Já na vibe da funzone privée, o endereço obrigatório no 8ème arrondissement de Paris é o Hotel Collectionneur. O estabelecimento propõe transmitir os jogos em um telão ao ar livre instalado em um espaço temporário projetado exclusivamente para os jogos com direito a grama de verdade para uma experiência única. Para um grupo de seletos 80 torcedores, um menu vegano com diversas opções como tabule de bulgur e quinoa com hortelã e azeite de oliva orgânico a 18 euros ou hambúrguer de legumes com queijo vegano a 22 euros. Ainda tem salmão escocês defumado acompanhado com creme de manteiga Isigny com cebolinha e torradas a 28 euros até o mais requintado caviar Petrossian de esturjão branco a 115 euros a porção. Tudo claro, acompanhado de uma seleção de cervejas ou do exclusivo o coquetel “Euro” a 26 euros, a base de licor June, Perrier, suco de limão, licor de pessêgo Brandy e suco de grapefruit.
A italiana Cinzia Gialdi (33), na França com o marido brasileiro, diz que aproveitou a Eurocopa para visitar a França com o marido apaixonado por futebol. Um pouco inquieta com as greves, manifestações nas ruas e brigas de torcida, ela conta que o casal prefeiriu gastar o dinheiro dos ingressos de uma outra forma, “Paris é e sempre será glamurosa, então eu quero mais é aproveitar e viver esse glamour. No jogo da Itália, em vez de sofrer para ir ao estádio em Lyon, preferimos ficar em Paris mais uma noite e investir em um jantar estrelado com jogo de futebol em um hotel cinco estrelas. Claro que não estamos hospedados lá”.
O peso do turismo
Na França, turismo é coisa séria: responde por 7% do PIB. Por isso, o país trata a atual situação nas ruas com extrema preocupação. A coisa começou a complicar com os atentados de 13 de novembro passado. Monsieur le Président François Hollande fez apelo à responsabilidade individual. Tentando tranquilizar os visitantes, garante que “o Estado tomará todas as medidas necessárias para receber, transportar e fazer acontecer os jogos nas melhores condições possíveis”. Enquanto isso, Monsieur le Premier Ministre, Manuel Valls, tenta negociar aqui e ali com a CGT (Confédération Générale du Travail) e tampar o sol com a peneira para segurar a barra dos grevistas até o próximo dia 10.

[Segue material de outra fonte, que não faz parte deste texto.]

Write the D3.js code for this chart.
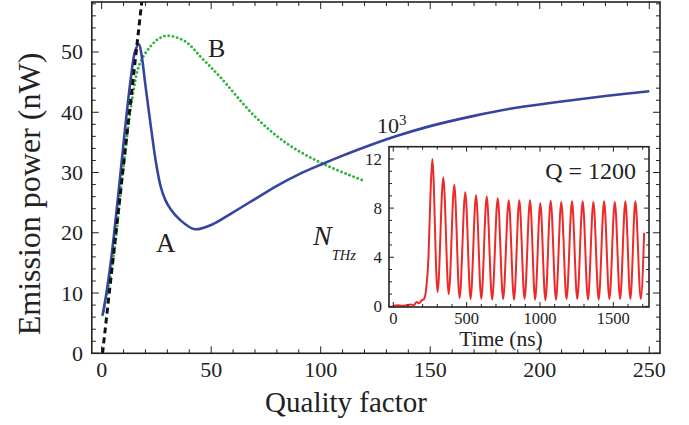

Em toda capital, o policiamento reforçado conta com 77.000 policiais, 1.000 voluntários de primeiros socorros mobilizados e 10.000 soldados do exército, além de 13.000 seguranças tercerizados.
Em Paris, Alexandra Edip, parisiense de 27 anos e habitante do 14ème arrondissement — tradionalmente conhecido pela vida noturna — diz que “dificilmente as comemorações continuam até altas horas após a transmissão dos jogos. Talvez nos nightclubs. Aqui, nos bares e cafés da rua, não. Quando acaba o jogo, por volta das 11 horas da noite é hora de pagar a conta e ir pra casa. O que me faz lembrar que existe a Eurocopa são as pessoas vestidas com camisetas dos times, porque no mais, não tem barulho de noite nem muita bagunça”.
Já na funzone, instalada em um dos mais belos pontos de Paris, o Champ-de-Mars. A segurança, reforçada com a proibição de venda de bebidas alcoólicas após o confronto entre hooligans em Marselha na primeira rodada, atrai um público popular para um ambiente familiar e festivo. Com dois telões gigantes, o local faz jus ao investimento de 10 milhões de euros da capital francesa para receber os torcedores em toda a cidade.
Com entrada gratuita, a funzone conta com 40 câmeras de segurança, 6 pontos de acesso diferentes para facilitar a entrada e saída do local, 400 seguranças privados, controle de bolsas e proibição de entrada de malas e mochilas grandes. Do lado de fora, patrulha policial em todo perímetro de 3 km. Do lado de dentro, capacidade para receber 90.000 pessoas e patrocínio dos gigantes da indústria fast-food. Também é permitido fazer pic nics, se você conseguir um espaço para isso. Completando, a funzone propõe ateliers de futebol, shows (David Guetta para abertura), informação turística em 8 línguas e uma loja oficial de souvenirs.
Pelo glamour, pelo festa ou pelo futebol, todas as cartas na manga valem para atrair os euros dos turistas. Se eles vierem para gastar com caviar, vinhos, estádios e hotéis, mas deixarem o título do torneio com a equipe azul comandada Didier Deschamps, melhor ainda. A seleção francesa já ganhou os dois primeiros jogos. Faltam cinco.